The opposition's argument today implies that unions operate without oversight. That is demonstrably incorrect. Registered organisations are subject to strict financial reporting obligations, officer duties, audits and disclosure requirements under federal law. Breaches attract significant penalties. In many instances, penalties imposed on unions for industrial contraventions exceed those imposed on corporations for comparable regulatory breaches. That is not an argument for impunity; it is an argument about proportionality. The question is not whether misconduct should be sanctioned. It should. The question is whether one class of lawful organisation should be subject to extraordinary penalty settings while corporate misconduct that distorts markets and harms workers is treated as a compliance matter.

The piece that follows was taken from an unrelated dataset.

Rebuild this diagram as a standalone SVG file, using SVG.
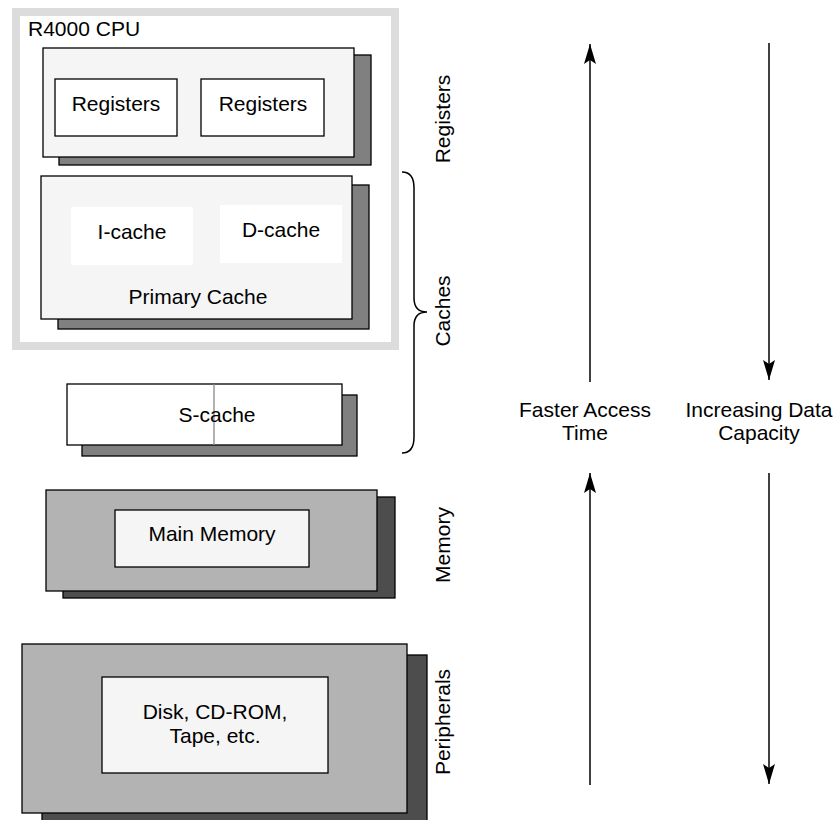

During the previous government, industrial relations policy was framed not as economic management but as a cultural contest. Legislation such as the so-called ensuring integrity bill sought to make deregistration of unions easier than the removal of corporate directors for serious misconduct. That was not a neutral integrity measure; it was targeted regulation.

This government does not defend unlawful conduct. We defend consistent application of the law. The same job, same pay legislation is to me one of the greatest pieces of legislation this government has passed. When I was on the tools, I was building on a construction site up in the hills in Perth. We were building a crushing plant and there were four rates of pay for different sparkies. Because of that people just quit. And they wonder why productivity was low under the previous regime.

We've criminalised deliberate wage theft, because honest small businesses were being undercut by competitors who avoided paying lawful entitlements. We strengthened the enforcement so that those who do the right thing are not commercially disadvantaged. That is not turning a blind eye; that is correcting imbalance.

The opposition's pattern is familiar: amplify allegations in the Labor movement while remaining comparatively subdued about misconduct in the boardrooms. Integrity should not operate on a partisan bias. If corruption is the concern, then all corruption should be pursued without favour, without political narrative and without selective outrage. This government supports independent regulators doing their job. We do not interfere in their investigations. We do not issue instructions about targets. That is precisely what integrity requires.

The Australian people expect fairness and consistency. They expect that laws apply equally. We do not accept the proposition that equates supporting the union movement with excusing illegality. That is a false dichotomy. Unions are lawful institutions representing millions of Australians. They are regulated. They are accountable. When individuals breach the law, they face consequences like anyone else. The opposition is entitled to prosecute political arguments but is not entitled to rewrite its own record.